18211149. AUTODECODING LATENT 3D DIFFUSION MODELS (Snap Inc.)
Contents
AUTODECODING LATENT 3D DIFFUSION MODELS
Organization Name
Inventor(s)
Evangelos Ntavelis of Los Angeles CA (US)
Kyle Olszewski of Los Angeles CA (US)
Aliaksandr Siarohin of Los Angeles CA (US)
Sergey Tulyakov of Santa Monica CA (US)
AUTODECODING LATENT 3D DIFFUSION MODELS
This abstract first appeared for US patent application 18211149 titled 'AUTODECODING LATENT 3D DIFFUSION MODELS
Original Abstract Submitted
Systems and methods for generating static and articulated 3D assets are provided that include a 3D autodecoder at their core. The 3D autodecoder framework embeds properties learned from the target dataset in the latent space, which can then be decoded into a volumetric representation for rendering view-consistent appearance and geometry. The appropriate intermediate volumetric latent space is then identified and robust normalization and de-normalization operations are implemented to learn a 3D diffusion from 2D images or monocular videos of rigid or articulated objects.

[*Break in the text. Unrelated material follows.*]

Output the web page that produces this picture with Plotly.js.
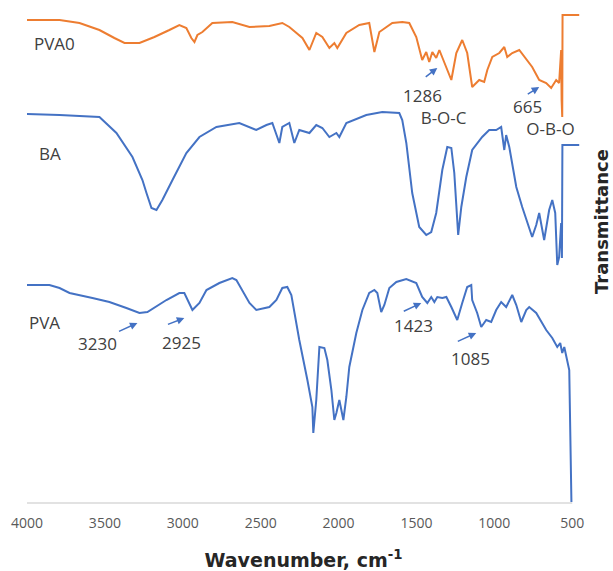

The methods are flexible enough to use either existing camera supervision or no camera information at all—instead efficiently learning the camera information during training. The generated results are shown to outperform state-of-the-art alternatives on various benchmark datasets and metrics, including multi-view image datasets of synthetic objects, real in-the-wild videos of moving people, and a large-scale, real video dataset of static objects.